Y probablemente tenemos razón quienes así nos pronunciamos porque muchas veces,
incluso cuando el azar o la contumacia han hecho que permanezcamos cerca unos de
los otros, ni se nos ofrece la posibilidad de auxiliarnos mutuamente. Pero no
todo son inconvenientes los derivados de vivir a distancia, todo lo contrario.
Esa circunstancia facilita, por ejemplo, eludir en buena medida algunos sometimientos
que conlleva la promiscuidad en la convivencia familiar, como pelear con los
hijos, conciliar con los consuegros, ser ninguneados asiduamente por yernos y
nueras o cuidar sistemáticamente de los nietos.
Más
allá de estas nonadas que acompañan al tiempo en que somos relativamente
autónomos, parece inevitable que al final, cuando la dependencia nos sojuzgue, lo
que nos espera a casi todos son los caritativos brazos de los servicios sociales.

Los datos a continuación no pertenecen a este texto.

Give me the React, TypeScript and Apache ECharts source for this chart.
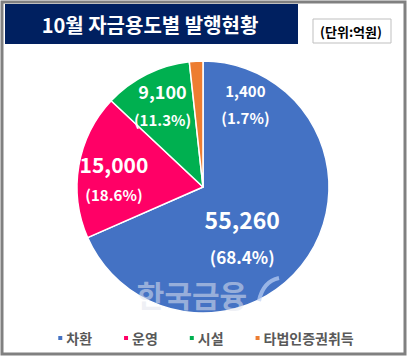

Pero como soy radicalmente inconformista, últimamente me estoy familiarizando
con el biohacking, un movimiento que pretende
acercar la ciencia a los ciudadanos para facilitarles la vida. ¿Cómo lo hace? Pues
obteniendo, a través de herramientas tecnológicas accesibles económicamente, la
información sistémica de nuestros organismos y utilizándola para mejorar la
salud. Según los biotecnólogos, en pocos años podremos llevar en el cuerpo dispositivos
con “biosensores” que se comunicarán con nuestro teléfono móvil o con otro gadget y le enviarán datos sobre el nivel de colesterol o de glucosa que tenemos en sangre, las constantes
cardiacas y un sinfín de cosas más. Ello permitirá a médicos, farmacéuticos,
etc. neutralizar los achaques en tiempo real y, probablemente, alargarnos la autonomía
unos cuantos años. Por lo que dicen estos expertos, deduzco que apenas queda
nada para evitar una buena temporada los brazos del auxilio social. Espero
tener salud unos años más, aprovecharme de lo que dé de sí la biotecnología y,
si tengo suerte, poder eludir tan filantrópico recurso.